Opinion molle, pensée Loukoum

L'auteur fustige, bien sûr, la vacuité des programmes, générant chez les jeunes « une opinion molle, une pensée loukoum ». Et de citer Natacha Polony : « La Star Academy devient l'horizon des enfants de la bourgeoisie, autant que des enfants du peuple. Les filles de ministre défilent comme mannequins. La fracture sociale se résout dans le rêve commun à toute une société de danser sur un plateau de télévision. Ce soir il y a bal sur le pont du Titanic. » Mais avec une véhémence étayée par des études scientifiques, il nous démontre aussi les méfaits intrinsèques de l'exposition passive de nos enfants au petit écran.

Ainsi, deux heures d'exposition journalière entre l'âge de 1 an et 4 ans aboutiraient à multiplier par trois le risque de retard de langage. Chaque heure consommée quotidiennement durant le primaire induirait 43% de chances supplémentaires de quitter l'école sans diplôme et 25% de probabilité additionnelle de ne jamais s'asseoir sur les bancs de la fac.

Télé, baby-sitter ou télé-valyum ?

Quant à cette télé baby-sitter évoquée plus haut, il la nomme quant à lui « télé-Valium » et prétend qu'elle produit sur l'enfant les mêmes effets qu'une drogue qu'on lui aurait administrée pour le rendre inactif quand, précisément, ces explorations, manipulations et incessantes expériences de causes et d'effets qui épuisent les parents sont nécessaires au développement de l'enfant.

Et les programmes éducatifs, alors ? L'auteur les écarte du revers de la main, citant les résultats d'une étude américaine de 2003 : lorsque des enfants de 9 mois sont placés face à des mandarins de souche, ils développent une aptitude à distinguer les sons de cette langue ; lorsqu'ils sont placés devant une vidéo de ce même mandarin, ils ne développent... rien du tout.

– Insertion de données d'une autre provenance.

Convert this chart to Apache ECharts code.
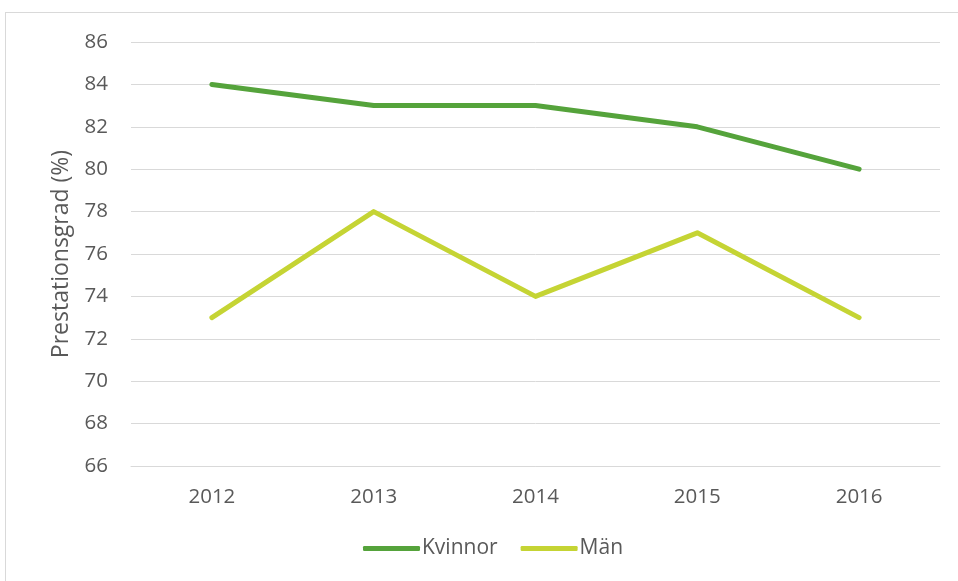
<!DOCTYPE html>
<html>
<head>
<meta charset="utf-8">
<script src="https://cdn.jsdelivr.net/npm/echarts@6/dist/echarts.min.js"></script>
<style>
html,body{margin:0;padding:0;background:#fff;}
#frame{position:absolute;left:5px;top:12px;width:960px;height:580px;border:1px solid #d9d9d9;box-sizing:border-box;}
#chart{position:absolute;left:0;top:0;width:958px;height:581px;}
</style>
</head>
<body>
<div id="frame"></div>
<div id="chart"></div>
<script>
const categories = ['2012', '2013', '2014', '2015', '2016'];
const kvinnor = [84, 83, 83, 82, 80];
const man = [73, 78, 74, 77, 73];
const seriesNames = ['Kvinnor', 'Män'];
const yAxisTitle = 'Prestationsgrad (%)';

const font = '"Open Sans", sans-serif';
const chart = echarts.init(document.getElementById('chart'), null, {renderer: 'canvas'});
chart.setOption({
  animation: false,
  grid: {left: 131, right: 18, top: 42, bottom: 115, containLabel: false},
  legend: {
    bottom: 17, left: 358,
    itemWidth: 57, itemHeight: 5, itemGap: 23,
    icon: 'roundRect',
    textStyle: {color: '#595959', fontSize: 21, fontFamily: font, padding: [0, 0, 0, -3]},
    data: seriesNames
  },
  xAxis: {
    type: 'category',
    data: categories,
    boundaryGap: true,
    axisLine: {show: true, lineStyle: {color: '#d9d9d9', width: 1}},
    axisTick: {show: false},
    axisLabel: {color: '#595959', fontSize: 20.5, fontFamily: font, margin: 21}
  },
  yAxis: {
    type: 'value',
    min: 66, max: 86, interval: 2,
    name: yAxisTitle,
    nameLocation: 'middle',
    nameGap: 58,
    nameTextStyle: {color: '#595959', fontSize: 23, fontFamily: font},
    axisLine: {show: false},
    axisTick: {show: false},
    splitLine: {lineStyle: {color: '#d9d9d9', width: 1}},
    axisLabel: {color: '#595959', fontSize: 20.5, fontFamily: font, margin: 23}
  },
  series: [
    {name: seriesNames[0], type: 'line', data: kvinnor, symbol: 'none',
     lineStyle: {color: '#55a33b', width: 5, cap: 'round', join: 'round'}, itemStyle: {color: '#55a33b'}},
    {name: seriesNames[1], type: 'line', data: man, symbol: 'none',
     lineStyle: {color: '#c5d434', width: 5, cap: 'round', join: 'round'}, itemStyle: {color: '#c5d434'}}
  ]
});
</script>
</body>
</html>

Selon Michel Desmurget, « L'exposition télévisuelle ne rend pas les enfants visiblement crétins ou retardés. Elle ne les abêtit pas ouvertement. Elle écrête juste le champ de leurs expériences et, de facto, l'univers de leurs possibilités. Auraient-ils eu 150 de QI, ils se contenteront peut-être de 110. Auraient-ils eu l'audace littéraire d'un Thomas Mann, ils se satisferont éventuellement d'une plume tout juste honnête. »

Bref, chers amis nés comme moi dans les années soixante-dix, tout porte à penser que nous devons à notre quart d'heure quotidien devant L'Ile aux enfants de ne pas être aujourd'hui Prix Nobel.